● **Written task**:
Take the lines from the head of the listing through the one bearing "from bokeh.resources import INLINE" and copy them exactly, leaving every picture out.

● **Dataset excerpt**:
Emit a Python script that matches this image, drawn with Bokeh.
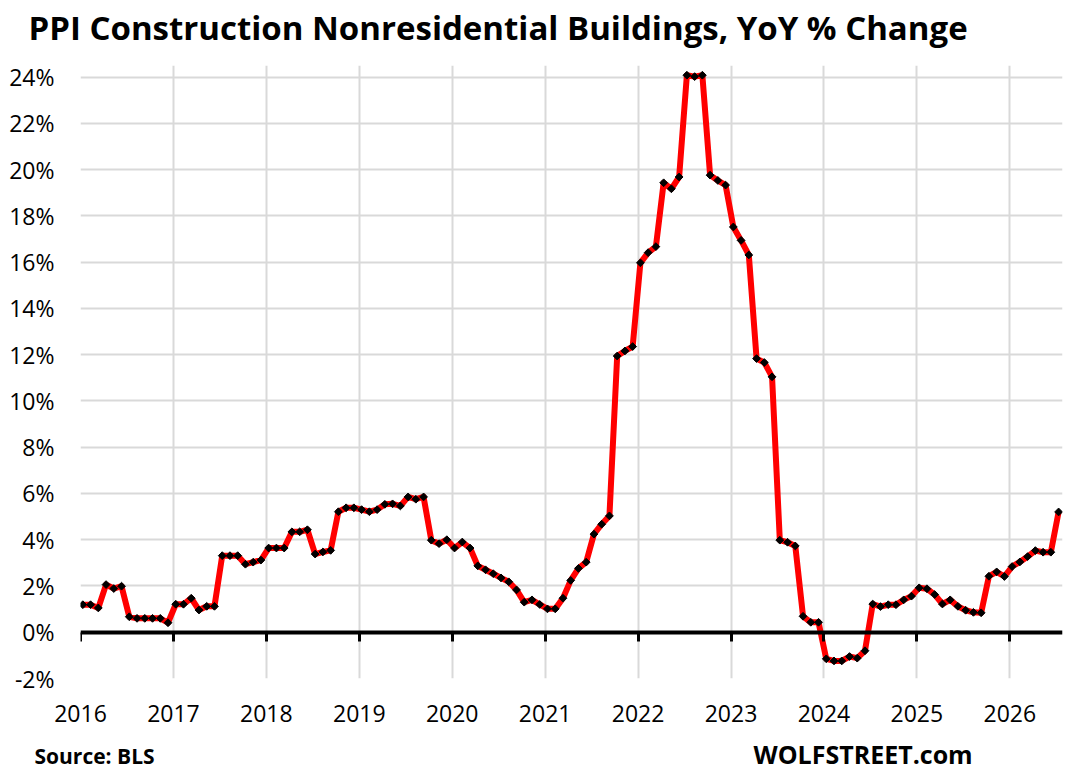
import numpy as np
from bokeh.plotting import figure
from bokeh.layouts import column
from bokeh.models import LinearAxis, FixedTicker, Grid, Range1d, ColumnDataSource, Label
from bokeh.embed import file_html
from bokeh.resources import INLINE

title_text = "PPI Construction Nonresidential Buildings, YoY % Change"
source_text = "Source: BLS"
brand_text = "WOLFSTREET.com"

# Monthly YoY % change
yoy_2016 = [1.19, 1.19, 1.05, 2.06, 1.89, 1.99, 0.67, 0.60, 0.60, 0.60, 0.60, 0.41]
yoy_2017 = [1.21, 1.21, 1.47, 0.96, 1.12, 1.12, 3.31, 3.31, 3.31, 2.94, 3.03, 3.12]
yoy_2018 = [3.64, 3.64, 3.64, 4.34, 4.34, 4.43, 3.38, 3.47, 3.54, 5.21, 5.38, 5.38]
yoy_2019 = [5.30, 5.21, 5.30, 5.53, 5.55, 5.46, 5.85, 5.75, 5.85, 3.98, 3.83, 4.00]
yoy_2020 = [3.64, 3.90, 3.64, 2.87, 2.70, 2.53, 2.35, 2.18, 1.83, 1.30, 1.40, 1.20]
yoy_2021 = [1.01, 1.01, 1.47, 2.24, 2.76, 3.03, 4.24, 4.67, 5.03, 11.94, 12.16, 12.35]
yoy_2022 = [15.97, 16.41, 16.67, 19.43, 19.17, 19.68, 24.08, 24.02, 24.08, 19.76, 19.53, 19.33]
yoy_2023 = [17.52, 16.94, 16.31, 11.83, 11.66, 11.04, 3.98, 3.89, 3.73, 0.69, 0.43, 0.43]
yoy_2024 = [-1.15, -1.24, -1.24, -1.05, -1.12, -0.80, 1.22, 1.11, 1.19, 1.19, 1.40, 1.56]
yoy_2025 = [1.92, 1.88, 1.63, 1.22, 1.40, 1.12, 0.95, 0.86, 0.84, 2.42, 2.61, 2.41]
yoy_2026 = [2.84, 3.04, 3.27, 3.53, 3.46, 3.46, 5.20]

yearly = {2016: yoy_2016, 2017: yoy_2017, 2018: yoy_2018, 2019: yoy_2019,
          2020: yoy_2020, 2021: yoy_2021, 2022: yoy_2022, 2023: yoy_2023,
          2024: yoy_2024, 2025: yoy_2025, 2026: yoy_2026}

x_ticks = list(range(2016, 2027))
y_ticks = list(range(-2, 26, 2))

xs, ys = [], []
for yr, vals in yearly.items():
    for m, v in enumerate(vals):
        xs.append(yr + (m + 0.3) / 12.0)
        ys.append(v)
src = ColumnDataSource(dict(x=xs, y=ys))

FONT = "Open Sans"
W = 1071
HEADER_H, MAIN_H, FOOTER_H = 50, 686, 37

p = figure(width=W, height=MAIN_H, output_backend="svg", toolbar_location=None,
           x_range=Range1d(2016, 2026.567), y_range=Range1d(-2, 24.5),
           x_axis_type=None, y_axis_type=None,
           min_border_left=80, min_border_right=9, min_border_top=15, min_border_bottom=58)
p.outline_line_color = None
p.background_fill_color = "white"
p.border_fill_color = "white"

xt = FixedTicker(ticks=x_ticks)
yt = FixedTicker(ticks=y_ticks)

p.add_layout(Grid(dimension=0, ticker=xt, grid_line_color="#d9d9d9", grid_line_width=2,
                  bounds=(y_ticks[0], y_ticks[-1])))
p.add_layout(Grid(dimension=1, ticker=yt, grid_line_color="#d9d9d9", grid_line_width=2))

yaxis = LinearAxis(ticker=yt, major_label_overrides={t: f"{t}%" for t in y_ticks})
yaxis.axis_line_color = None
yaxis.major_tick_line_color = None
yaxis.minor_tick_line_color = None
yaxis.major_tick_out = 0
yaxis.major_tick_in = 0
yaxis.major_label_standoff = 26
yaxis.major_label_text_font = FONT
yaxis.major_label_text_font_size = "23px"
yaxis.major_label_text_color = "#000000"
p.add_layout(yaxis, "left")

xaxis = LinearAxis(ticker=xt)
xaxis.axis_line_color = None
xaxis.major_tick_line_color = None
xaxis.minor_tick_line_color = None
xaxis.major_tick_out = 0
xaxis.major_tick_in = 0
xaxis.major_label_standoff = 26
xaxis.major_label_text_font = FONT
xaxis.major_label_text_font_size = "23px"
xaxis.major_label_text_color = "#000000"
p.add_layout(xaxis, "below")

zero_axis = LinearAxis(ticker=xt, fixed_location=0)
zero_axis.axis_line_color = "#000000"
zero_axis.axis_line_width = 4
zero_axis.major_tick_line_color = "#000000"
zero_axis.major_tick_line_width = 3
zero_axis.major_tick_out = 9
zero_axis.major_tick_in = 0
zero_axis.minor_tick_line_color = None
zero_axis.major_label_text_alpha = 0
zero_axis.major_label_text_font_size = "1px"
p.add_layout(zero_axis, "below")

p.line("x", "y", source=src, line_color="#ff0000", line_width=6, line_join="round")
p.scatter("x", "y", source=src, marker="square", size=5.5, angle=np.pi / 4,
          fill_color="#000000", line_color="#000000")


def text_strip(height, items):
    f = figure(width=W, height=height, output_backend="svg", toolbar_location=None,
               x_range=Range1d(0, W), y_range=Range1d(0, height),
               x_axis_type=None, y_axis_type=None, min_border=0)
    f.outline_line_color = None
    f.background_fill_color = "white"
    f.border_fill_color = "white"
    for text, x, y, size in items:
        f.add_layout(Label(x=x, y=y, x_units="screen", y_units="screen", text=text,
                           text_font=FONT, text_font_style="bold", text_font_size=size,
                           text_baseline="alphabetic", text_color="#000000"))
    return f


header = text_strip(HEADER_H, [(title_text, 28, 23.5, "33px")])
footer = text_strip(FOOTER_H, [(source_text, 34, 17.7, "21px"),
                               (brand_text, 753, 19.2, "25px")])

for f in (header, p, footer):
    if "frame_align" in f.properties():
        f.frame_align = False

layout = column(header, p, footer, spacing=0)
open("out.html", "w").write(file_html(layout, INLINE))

● **Solution below**:
Emit a Python script that matches this image, drawn with Bokeh.
import numpy as np
from bokeh.plotting import figure
from bokeh.layouts import column
from bokeh.models import LinearAxis, FixedTicker, Grid, Range1d, ColumnDataSource, Label
from bokeh.embed import file_html
from bokeh.resources import INLINE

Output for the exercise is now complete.